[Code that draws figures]
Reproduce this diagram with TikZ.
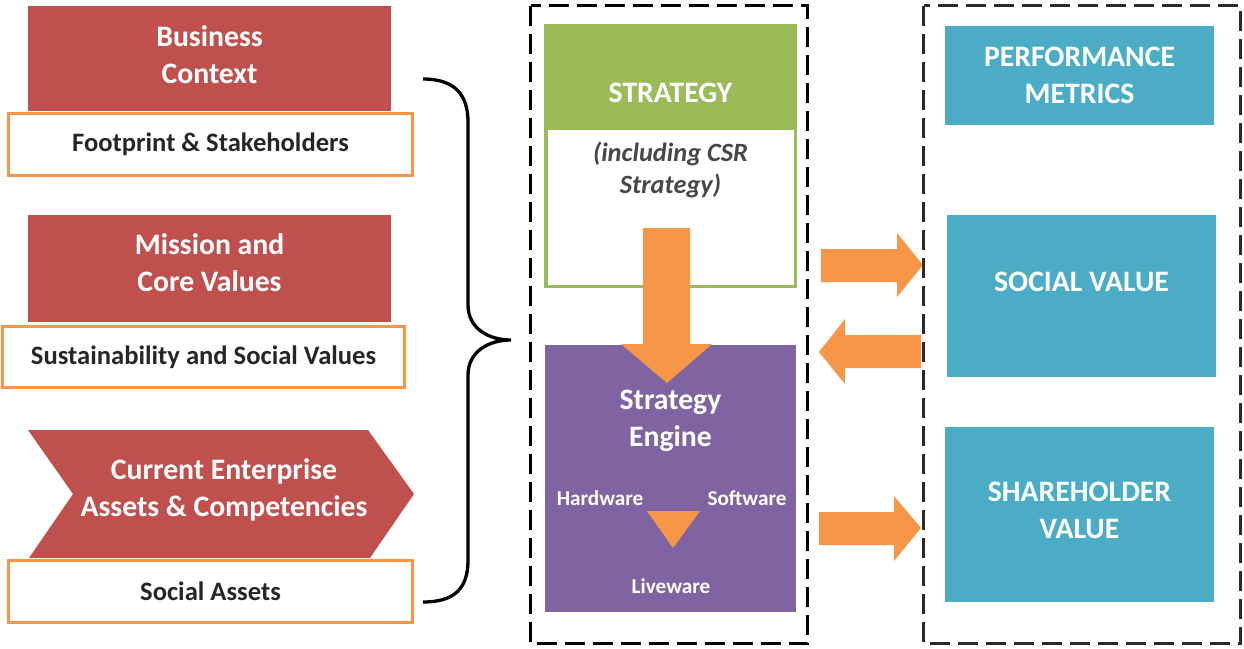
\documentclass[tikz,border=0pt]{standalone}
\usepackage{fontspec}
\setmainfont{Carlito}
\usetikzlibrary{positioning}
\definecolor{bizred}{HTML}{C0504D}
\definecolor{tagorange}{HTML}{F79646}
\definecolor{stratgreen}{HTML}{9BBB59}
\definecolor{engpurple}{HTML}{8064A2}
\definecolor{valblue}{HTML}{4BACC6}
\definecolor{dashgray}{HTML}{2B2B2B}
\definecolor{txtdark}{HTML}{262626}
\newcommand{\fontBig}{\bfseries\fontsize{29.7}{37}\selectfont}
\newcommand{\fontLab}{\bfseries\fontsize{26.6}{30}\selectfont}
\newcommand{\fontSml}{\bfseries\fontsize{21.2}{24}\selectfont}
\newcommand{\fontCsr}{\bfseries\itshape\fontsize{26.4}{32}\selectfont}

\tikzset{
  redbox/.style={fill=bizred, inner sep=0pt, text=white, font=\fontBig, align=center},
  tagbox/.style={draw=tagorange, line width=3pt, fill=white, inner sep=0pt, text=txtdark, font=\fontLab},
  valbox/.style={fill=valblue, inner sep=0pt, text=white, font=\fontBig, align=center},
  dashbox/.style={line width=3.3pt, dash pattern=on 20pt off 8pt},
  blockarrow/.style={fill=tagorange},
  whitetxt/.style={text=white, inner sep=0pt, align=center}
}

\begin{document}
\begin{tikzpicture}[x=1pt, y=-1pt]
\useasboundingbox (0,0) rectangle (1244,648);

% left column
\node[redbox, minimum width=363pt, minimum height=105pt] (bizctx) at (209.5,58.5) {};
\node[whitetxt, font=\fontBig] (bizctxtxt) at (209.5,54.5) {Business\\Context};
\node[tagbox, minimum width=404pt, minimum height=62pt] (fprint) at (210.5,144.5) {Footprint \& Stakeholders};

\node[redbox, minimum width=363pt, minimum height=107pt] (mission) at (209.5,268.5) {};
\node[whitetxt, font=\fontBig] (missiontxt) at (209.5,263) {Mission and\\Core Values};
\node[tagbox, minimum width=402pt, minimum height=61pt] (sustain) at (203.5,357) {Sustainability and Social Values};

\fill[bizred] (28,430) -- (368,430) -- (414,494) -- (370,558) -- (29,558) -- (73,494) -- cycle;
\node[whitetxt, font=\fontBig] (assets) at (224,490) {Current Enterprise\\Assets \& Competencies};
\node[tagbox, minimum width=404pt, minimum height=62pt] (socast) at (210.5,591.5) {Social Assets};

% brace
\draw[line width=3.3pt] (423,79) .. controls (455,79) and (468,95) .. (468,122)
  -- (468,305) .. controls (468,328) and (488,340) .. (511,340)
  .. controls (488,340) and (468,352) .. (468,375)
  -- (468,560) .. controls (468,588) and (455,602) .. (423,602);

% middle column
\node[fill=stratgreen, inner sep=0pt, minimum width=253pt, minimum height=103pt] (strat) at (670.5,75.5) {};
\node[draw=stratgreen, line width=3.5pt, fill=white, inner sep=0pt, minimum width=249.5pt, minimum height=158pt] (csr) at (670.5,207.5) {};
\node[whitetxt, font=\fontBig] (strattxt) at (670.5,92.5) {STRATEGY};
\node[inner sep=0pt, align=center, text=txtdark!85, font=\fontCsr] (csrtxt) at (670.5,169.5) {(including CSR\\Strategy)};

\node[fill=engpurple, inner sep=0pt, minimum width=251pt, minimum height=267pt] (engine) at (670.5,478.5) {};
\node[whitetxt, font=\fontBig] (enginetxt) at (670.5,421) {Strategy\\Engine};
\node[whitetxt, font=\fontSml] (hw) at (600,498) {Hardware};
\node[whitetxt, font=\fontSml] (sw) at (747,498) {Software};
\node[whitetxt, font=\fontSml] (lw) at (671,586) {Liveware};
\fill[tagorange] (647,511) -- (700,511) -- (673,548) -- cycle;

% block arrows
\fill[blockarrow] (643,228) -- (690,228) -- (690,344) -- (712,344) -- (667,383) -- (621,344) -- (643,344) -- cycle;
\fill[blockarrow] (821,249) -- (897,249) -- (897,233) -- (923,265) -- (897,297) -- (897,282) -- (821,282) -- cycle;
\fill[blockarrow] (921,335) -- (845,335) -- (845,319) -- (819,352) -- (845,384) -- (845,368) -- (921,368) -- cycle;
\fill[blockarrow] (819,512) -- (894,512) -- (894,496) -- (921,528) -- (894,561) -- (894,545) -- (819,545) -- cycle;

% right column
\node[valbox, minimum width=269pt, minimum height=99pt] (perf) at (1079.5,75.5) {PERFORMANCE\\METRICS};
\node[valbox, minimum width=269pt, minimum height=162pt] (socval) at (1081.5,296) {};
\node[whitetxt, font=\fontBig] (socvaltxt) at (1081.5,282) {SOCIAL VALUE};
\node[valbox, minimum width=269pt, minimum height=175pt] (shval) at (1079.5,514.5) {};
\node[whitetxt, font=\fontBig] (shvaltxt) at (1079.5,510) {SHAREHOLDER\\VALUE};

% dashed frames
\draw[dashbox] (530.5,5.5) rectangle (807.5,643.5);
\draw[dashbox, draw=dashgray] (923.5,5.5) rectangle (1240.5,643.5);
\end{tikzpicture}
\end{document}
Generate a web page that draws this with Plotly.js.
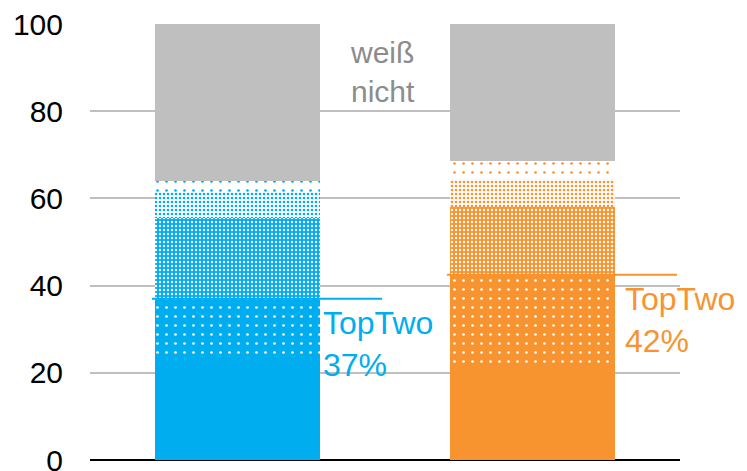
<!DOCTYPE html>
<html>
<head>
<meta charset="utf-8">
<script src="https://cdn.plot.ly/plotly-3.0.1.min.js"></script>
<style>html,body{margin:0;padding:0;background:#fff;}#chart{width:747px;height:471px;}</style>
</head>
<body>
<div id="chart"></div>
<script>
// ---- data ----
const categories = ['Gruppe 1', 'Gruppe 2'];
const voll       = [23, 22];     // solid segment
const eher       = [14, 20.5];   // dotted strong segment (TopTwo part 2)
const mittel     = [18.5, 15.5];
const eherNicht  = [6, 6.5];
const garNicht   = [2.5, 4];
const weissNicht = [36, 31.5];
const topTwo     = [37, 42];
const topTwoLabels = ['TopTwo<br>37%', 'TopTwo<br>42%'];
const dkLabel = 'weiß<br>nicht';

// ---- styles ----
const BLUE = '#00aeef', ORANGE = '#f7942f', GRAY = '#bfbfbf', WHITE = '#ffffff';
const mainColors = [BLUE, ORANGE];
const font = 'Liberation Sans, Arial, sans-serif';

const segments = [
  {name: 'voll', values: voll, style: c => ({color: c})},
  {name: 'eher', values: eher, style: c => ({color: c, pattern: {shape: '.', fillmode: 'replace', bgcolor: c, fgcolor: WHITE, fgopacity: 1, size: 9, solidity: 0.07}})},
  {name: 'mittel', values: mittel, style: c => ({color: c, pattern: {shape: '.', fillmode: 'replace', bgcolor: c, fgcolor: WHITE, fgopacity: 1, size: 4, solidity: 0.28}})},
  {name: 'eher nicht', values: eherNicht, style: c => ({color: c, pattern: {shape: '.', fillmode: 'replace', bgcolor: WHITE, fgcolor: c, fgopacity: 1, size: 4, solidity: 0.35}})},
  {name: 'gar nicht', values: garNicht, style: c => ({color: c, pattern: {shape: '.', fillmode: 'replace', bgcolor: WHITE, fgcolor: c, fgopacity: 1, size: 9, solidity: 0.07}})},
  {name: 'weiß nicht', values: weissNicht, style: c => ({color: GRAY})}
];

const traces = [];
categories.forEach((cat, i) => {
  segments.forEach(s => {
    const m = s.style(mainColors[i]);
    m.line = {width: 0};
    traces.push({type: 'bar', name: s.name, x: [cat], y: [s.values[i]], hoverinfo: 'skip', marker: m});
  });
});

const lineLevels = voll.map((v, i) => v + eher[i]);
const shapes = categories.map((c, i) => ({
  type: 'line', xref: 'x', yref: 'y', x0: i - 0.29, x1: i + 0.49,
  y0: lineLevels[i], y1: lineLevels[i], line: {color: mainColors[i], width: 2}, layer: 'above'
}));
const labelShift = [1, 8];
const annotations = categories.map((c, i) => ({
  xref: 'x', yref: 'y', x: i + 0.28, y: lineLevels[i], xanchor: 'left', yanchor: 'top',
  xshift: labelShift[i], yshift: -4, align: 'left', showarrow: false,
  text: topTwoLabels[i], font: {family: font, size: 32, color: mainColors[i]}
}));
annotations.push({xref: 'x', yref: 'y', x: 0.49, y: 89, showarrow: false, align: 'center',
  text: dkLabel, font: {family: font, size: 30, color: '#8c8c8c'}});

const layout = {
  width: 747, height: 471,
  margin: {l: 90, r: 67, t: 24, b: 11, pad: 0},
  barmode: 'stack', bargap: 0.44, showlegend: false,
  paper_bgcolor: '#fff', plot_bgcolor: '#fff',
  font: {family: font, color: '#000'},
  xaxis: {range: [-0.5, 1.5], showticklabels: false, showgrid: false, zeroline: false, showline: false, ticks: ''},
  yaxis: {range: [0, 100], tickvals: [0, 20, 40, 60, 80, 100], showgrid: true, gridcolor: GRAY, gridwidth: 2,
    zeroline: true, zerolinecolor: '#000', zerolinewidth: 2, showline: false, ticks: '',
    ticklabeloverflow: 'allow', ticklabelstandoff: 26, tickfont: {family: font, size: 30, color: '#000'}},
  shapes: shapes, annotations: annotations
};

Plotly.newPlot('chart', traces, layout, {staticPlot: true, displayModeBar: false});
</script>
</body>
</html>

◆ Request
Gather and copy every line of the data in which the string "this" is found.

◆ Right answer
Reproduce this diagram with TikZ.
Generate a web page that draws this with Plotly.js.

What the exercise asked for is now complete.